Lincoln -- Heartening news from Lincoln: the Healthy Food Access Kitchen is about to open.

Funded by the local Community Health Endowment, it will prepare nutritious food for the city's most vulnerable children and distribute it through the caterer Kinder Bites. And it will prepare healthy food for those of all ages in Lincoln's neediest neighborhoods through Lincoln Fresh, operated by the Lincoln Food Bank.

According to the Lincoln JournalStar, a local and regional healthy food marketer will soon be sharing space with the new Food Access Kitchen:

"A second business, Lone Tree Foods, will also utilize the space to wash, prep and package locally produced foods (including produce, dairy and meats) for distribution to customers such as schools, hospitals and other retail locations. This partnership will not only result in greater circulation of locally sourced produce, but also support business growth opportunities for local farmers and decrease food waste."

This is great news.

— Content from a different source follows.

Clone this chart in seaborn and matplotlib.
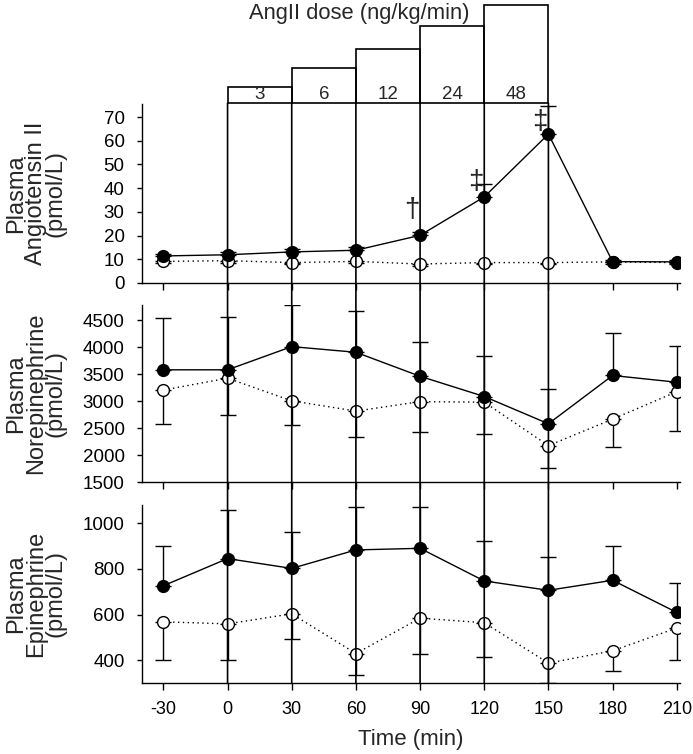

Schools, hospitals, and retail locations will start getting more locally sourced produce. (Hospitals especially need it.) Nebraska farmers will have new markets for their produce, dairy, and meat. All this will stimulate market business opportunities and jobs.

Question: Could this scale up and spread to other cities? Answer: Yes, with seed money.

An appropriate source for scaling up would be within the USDA budget, at little or no additional cost to taxpayers. The current federal SNAP (food stamp) program is incredibly wasteful and counterproductive to its own mission, in that billions in SNAP dollars are spent annually by recipients on processed junk foods, especially sugared soft drinks. Ironically, SNAP is partly responsible for the nation's obesity and diabetes epidemics. Other USDA programs, like WIC, do not permit use of federal dollars for the purchase of self-destructive products, so such a limitation would bring consistency to federal policy.

The resulting SNAP savings could be moved within the USDA budget to programs that promote the development of local and regional healthy food markets.

State and local elected officials in states like Nebraska, where the rural economy badly needs new markets and where nutrition-related diseases are epidemic, should be getting behind efforts like those now being set in motion by Lincoln's Community Health Endowment. And elected officials should be demanding changes to USDA budget priorities so as to help fund a movement toward "Healthy Foods, Healthy Markets."